Sorry guys.. I have had my head buried in my laptop for 2 days now trying to get the new newsletter/autoresponder service up and working.

The letter is legit and all you have to do is click the link or hit reply in your email system and hit send and it will verify you in the new system.

I tried my best to get them to just import all of the names but with that many thousands of names they say it is policy to re-verify everyone.

I understand but it is a hassle and I appreciate everyone taking the time to click.

Should be a whole lot easier on me and better for you guys once I get it set up. :roll:


----------



## smoking falcon (Feb 2, 2006)

I got that and then verified, but still haven't gotten a newsletter. I then reconfirmed and still didn't get a newsletter, just a link to the Smoking-Meat.com site.


----------



## TulsaJeff (Feb 2, 2006)

I think there is a little confusion on this.. for the last year and a half the newsletter has come out once a month, usually around the 15th on a Wednesday or Thursday.

I also implemented a 5-day eCourse on "How to Smoke Meat" several months back.

This eCourse is the only subscription I have at this time which is immediate. When you sign up you immediately get your first chapter and then every day you get a chapter until the eCourse is completed.

I am looking at posting the latest newsletter on the site at Smoking-Meat.com and when someone signs up they will be taken immediately to that page. Every month after that they will receive the newsletter just like everyone else.

I have the newsletters archived at the site now but I want to do it a little differently.

I am also entertaining the idea of a bi-monthly newsletter.. I have many people asking for more information and while this is a lot more work for me, it is something I have plenty of information for and would be good for the site.

If anyone has had problems with the eCourse in the past.. let me encourage you to give it another shot.
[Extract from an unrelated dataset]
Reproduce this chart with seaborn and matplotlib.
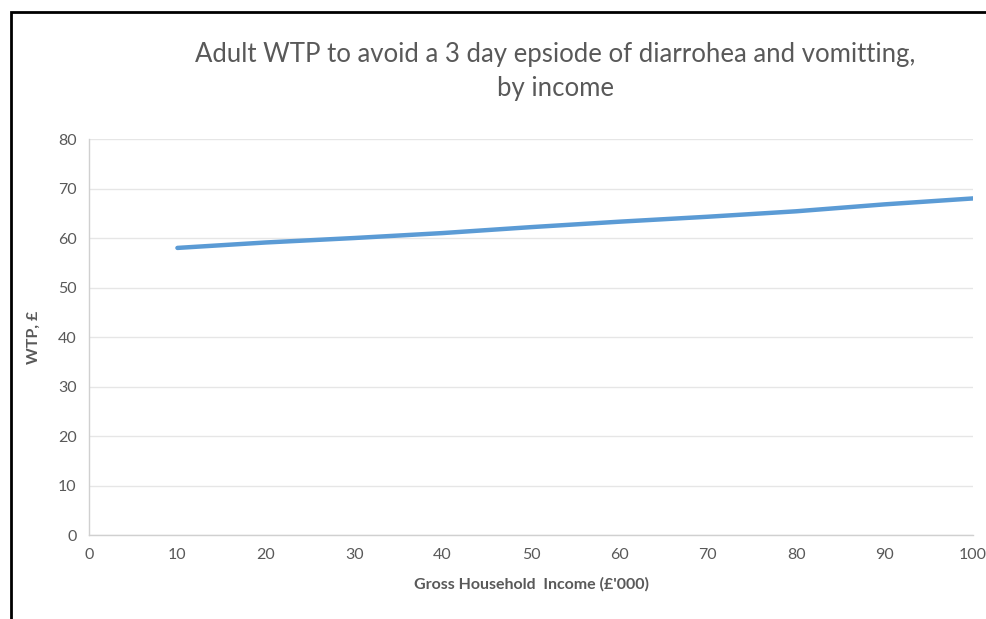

I have been using a service that is about as reliable as that Ford Pinto my friend used to drive 
	

	
	
		
		



		
			






Needless to say.. at $600 a year, I think a service like that should be dependable.

I just switched over to Aweber.com which is half the cost and based on my  extensive testing so far is completely on the money. I subscribed multiple times using various email addresses at different domains and ISP's and I have to say that I would gladly pay $600/year for that kind of service (just don't tell aweber.com that :D )

I think all of you will see a major difference in the deliverability and quality of the new service.

Anyway.. sorry for the long post. If you have any questions please let me know.

If you wish to subscribe to the 5-day eCourse on 'How to Smoke Meat" just go to www.smoking-meat.com and use the form at the top right to enter you name and email address. You will have the first chapter within minutes.

If you are not a newsletter subscriber, you can sign up by using this link:

http://www.smoking-meat.com/subscribe.html


----------



## Dutch (Feb 2, 2006)

Jeff, Thanks for the update with the recent changes. I've been on some boards when changes have been made and no one was aware and after a lot of complaints the Webmaster would  post that their was a server change and the server wasn't stable, etc.  It's nice to see that you've gone the extra mile to test the new server.


----------



## ajthepoolman (Feb 2, 2006)

Thanks Jeff for clearing up all this!  With all the suspicious emails floating around you can't be too careful.

Adrian


----------